─── Data segment ───
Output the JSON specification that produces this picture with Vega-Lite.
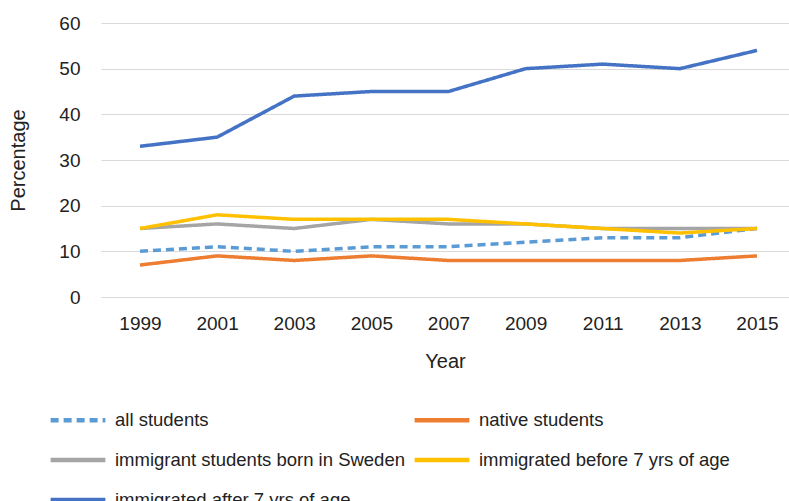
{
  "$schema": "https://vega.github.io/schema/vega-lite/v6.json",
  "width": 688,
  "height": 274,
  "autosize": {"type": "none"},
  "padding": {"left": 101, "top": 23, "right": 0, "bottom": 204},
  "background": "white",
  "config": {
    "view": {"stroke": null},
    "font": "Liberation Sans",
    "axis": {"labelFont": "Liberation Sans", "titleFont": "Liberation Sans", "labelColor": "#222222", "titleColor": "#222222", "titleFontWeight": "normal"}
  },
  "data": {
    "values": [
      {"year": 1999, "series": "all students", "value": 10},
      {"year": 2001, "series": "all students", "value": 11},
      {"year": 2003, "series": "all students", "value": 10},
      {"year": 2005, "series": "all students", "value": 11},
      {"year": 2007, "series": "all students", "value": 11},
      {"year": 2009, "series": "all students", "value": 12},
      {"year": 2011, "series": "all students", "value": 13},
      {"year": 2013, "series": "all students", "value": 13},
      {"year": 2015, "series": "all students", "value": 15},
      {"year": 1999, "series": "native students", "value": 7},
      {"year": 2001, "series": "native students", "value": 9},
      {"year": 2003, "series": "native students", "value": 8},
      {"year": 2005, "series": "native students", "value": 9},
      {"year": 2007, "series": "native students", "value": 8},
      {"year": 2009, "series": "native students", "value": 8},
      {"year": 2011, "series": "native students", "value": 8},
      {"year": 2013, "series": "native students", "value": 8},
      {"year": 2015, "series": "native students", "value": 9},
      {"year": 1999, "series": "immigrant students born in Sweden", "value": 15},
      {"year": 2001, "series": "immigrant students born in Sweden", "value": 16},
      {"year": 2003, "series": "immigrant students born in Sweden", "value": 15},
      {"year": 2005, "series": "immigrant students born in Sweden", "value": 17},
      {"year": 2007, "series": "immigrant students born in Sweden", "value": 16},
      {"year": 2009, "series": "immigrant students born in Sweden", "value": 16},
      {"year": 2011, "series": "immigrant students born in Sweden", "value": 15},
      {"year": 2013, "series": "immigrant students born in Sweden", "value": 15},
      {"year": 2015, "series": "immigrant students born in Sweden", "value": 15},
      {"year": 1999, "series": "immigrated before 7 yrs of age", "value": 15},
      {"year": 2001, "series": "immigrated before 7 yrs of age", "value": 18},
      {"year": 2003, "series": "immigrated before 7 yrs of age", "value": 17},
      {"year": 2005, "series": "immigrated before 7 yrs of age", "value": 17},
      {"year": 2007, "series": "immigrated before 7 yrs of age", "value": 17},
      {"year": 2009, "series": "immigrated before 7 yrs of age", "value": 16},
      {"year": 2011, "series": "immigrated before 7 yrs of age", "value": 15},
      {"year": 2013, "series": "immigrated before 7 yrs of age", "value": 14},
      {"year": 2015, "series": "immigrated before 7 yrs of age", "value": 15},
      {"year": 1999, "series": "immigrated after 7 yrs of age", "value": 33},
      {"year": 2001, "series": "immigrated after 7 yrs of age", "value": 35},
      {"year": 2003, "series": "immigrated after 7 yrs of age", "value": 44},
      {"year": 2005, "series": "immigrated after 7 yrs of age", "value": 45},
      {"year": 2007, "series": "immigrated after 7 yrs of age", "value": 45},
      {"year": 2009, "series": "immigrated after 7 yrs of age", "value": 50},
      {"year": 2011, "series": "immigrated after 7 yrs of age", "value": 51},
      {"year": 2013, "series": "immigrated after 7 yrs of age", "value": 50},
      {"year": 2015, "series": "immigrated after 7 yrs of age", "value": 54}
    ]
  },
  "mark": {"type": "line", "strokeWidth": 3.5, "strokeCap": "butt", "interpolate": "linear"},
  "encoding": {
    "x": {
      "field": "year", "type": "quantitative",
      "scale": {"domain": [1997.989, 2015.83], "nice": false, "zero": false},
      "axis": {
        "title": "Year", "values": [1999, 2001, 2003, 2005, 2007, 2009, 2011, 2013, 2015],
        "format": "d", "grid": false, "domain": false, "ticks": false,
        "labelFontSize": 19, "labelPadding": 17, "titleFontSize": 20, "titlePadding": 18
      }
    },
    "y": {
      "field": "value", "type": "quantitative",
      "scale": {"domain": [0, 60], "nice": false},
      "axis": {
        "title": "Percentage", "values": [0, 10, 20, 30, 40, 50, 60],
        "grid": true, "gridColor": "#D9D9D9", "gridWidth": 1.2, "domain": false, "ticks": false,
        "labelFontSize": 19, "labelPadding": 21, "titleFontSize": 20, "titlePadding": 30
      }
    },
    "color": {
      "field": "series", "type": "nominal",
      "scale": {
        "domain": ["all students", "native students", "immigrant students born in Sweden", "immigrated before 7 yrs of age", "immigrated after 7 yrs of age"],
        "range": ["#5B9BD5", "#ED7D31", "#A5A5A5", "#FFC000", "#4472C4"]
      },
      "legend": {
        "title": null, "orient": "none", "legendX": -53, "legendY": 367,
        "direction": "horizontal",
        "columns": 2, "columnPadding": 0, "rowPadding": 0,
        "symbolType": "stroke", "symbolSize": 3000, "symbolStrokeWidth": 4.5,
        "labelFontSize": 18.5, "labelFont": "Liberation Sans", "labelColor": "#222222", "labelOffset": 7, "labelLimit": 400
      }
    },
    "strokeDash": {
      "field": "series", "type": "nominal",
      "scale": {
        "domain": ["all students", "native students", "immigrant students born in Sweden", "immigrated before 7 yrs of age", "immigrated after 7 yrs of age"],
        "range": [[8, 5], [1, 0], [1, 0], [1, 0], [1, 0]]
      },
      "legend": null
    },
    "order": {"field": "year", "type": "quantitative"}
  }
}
───
* Given instruction
Pictures are to be left out; repeat all the remaining data exactly.

* Reply to the task
Output the JSON specification that produces this picture with Vega-Lite.
{
  "$schema": "https://vega.github.io/schema/vega-lite/v6.json",
  "width": 688,
  "height": 274,
  "autosize": {"type": "none"},
  "padding": {"left": 101, "top": 23, "right": 0, "bottom": 204},
  "background": "white",
  "config": {
    "view": {"stroke": null},
    "font": "Liberation Sans",
    "axis": {"labelFont": "Liberation Sans", "titleFont": "Liberation Sans", "labelColor": "#222222", "titleColor": "#222222", "titleFontWeight": "normal"}
  },
  "data": {
    "values": [
      {"year": 1999, "series": "all students", "value": 10},
      {"year": 2001, "series": "all students", "value": 11},
      {"year": 2003, "series": "all students", "value": 10},
      {"year": 2005, "series": "all students", "value": 11},
      {"year": 2007, "series": "all students", "value": 11},
      {"year": 2009, "series": "all students", "value": 12},
      {"year": 2011, "series": "all students", "value": 13},
      {"year": 2013, "series": "all students", "value": 13},
      {"year": 2015, "series": "all students", "value": 15},
      {"year": 1999, "series": "native students", "value": 7},
      {"year": 2001, "series": "native students", "value": 9},
      {"year": 2003, "series": "native students", "value": 8},
      {"year": 2005, "series": "native students", "value": 9},
      {"year": 2007, "series": "native students", "value": 8},
      {"year": 2009, "series": "native students", "value": 8},
      {"year": 2011, "series": "native students", "value": 8},
      {"year": 2013, "series": "native students", "value": 8},
      {"year": 2015, "series": "native students", "value": 9},
      {"year": 1999, "series": "immigrant students born in Sweden", "value": 15},
      {"year": 2001, "series": "immigrant students born in Sweden", "value": 16},
      {"year": 2003, "series": "immigrant students born in Sweden", "value": 15},
      {"year": 2005, "series": "immigrant students born in Sweden", "value": 17},
      {"year": 2007, "series": "immigrant students born in Sweden", "value": 16},
      {"year": 2009, "series": "immigrant students born in Sweden", "value": 16},
      {"year": 2011, "series": "immigrant students born in Sweden", "value": 15},
      {"year": 2013, "series": "immigrant students born in Sweden", "value": 15},
      {"year": 2015, "series": "immigrant students born in Sweden", "value": 15},
      {"year": 1999, "series": "immigrated before 7 yrs of age", "value": 15},
      {"year": 2001, "series": "immigrated before 7 yrs of age", "value": 18},
      {"year": 2003, "series": "immigrated before 7 yrs of age", "value": 17},
      {"year": 2005, "series": "immigrated before 7 yrs of age", "value": 17},
      {"year": 2007, "series": "immigrated before 7 yrs of age", "value": 17},
      {"year": 2009, "series": "immigrated before 7 yrs of age", "value": 16},
      {"year": 2011, "series": "immigrated before 7 yrs of age", "value": 15},
      {"year": 2013, "series": "immigrated before 7 yrs of age", "value": 14},
      {"year": 2015, "series": "immigrated before 7 yrs of age", "value": 15},
      {"year": 1999, "series": "immigrated after 7 yrs of age", "value": 33},
      {"year": 2001, "series": "immigrated after 7 yrs of age", "value": 35},
      {"year": 2003, "series": "immigrated after 7 yrs of age", "value": 44},
      {"year": 2005, "series": "immigrated after 7 yrs of age", "value": 45},
      {"year": 2007, "series": "immigrated after 7 yrs of age", "value": 45},
      {"year": 2009, "series": "immigrated after 7 yrs of age", "value": 50},
      {"year": 2011, "series": "immigrated after 7 yrs of age", "value": 51},
      {"year": 2013, "series": "immigrated after 7 yrs of age", "value": 50},
      {"year": 2015, "series": "immigrated after 7 yrs of age", "value": 54}
    ]
  },
  "mark": {"type": "line", "strokeWidth": 3.5, "strokeCap": "butt", "interpolate": "linear"},
  "encoding": {
    "x": {
      "field": "year", "type": "quantitative",
      "scale": {"domain": [1997.989, 2015.83], "nice": false, "zero": false},
      "axis": {
        "title": "Year", "values": [1999, 2001, 2003, 2005, 2007, 2009, 2011, 2013, 2015],
        "format": "d", "grid": false, "domain": false, "ticks": false,
        "labelFontSize": 19, "labelPadding": 17, "titleFontSize": 20, "titlePadding": 18
      }
    },
    "y": {
      "field": "value", "type": "quantitative",
      "scale": {"domain": [0, 60], "nice": false},
      "axis": {
        "title": "Percentage", "values": [0, 10, 20, 30, 40, 50, 60],
        "grid": true, "gridColor": "#D9D9D9", "gridWidth": 1.2, "domain": false, "ticks": false,
        "labelFontSize": 19, "labelPadding": 21, "titleFontSize": 20, "titlePadding": 30
      }
    },
    "color": {
      "field": "series", "type": "nominal",
      "scale": {
        "domain": ["all students", "native students", "immigrant students born in Sweden", "immigrated before 7 yrs of age", "immigrated after 7 yrs of age"],
        "range": ["#5B9BD5", "#ED7D31", "#A5A5A5", "#FFC000", "#4472C4"]
      },
      "legend": {
        "title": null, "orient": "none", "legendX": -53, "legendY": 367,
        "direction": "horizontal",
        "columns": 2, "columnPadding": 0, "rowPadding": 0,
        "symbolType": "stroke", "symbolSize": 3000, "symbolStrokeWidth": 4.5,
        "labelFontSize": 18.5, "labelFont": "Liberation Sans", "labelColor": "#222222", "labelOffset": 7, "labelLimit": 400
      }
    },
    "strokeDash": {
      "field": "series", "type": "nominal",
      "scale": {
        "domain": ["all students", "native students", "immigrant students born in Sweden", "immigrated before 7 yrs of age", "immigrated after 7 yrs of age"],
        "range": [[8, 5], [1, 0], [1, 0], [1, 0], [1, 0]]
      },
      "legend": null
    },
    "order": {"field": "year", "type": "quantitative"}
  }
}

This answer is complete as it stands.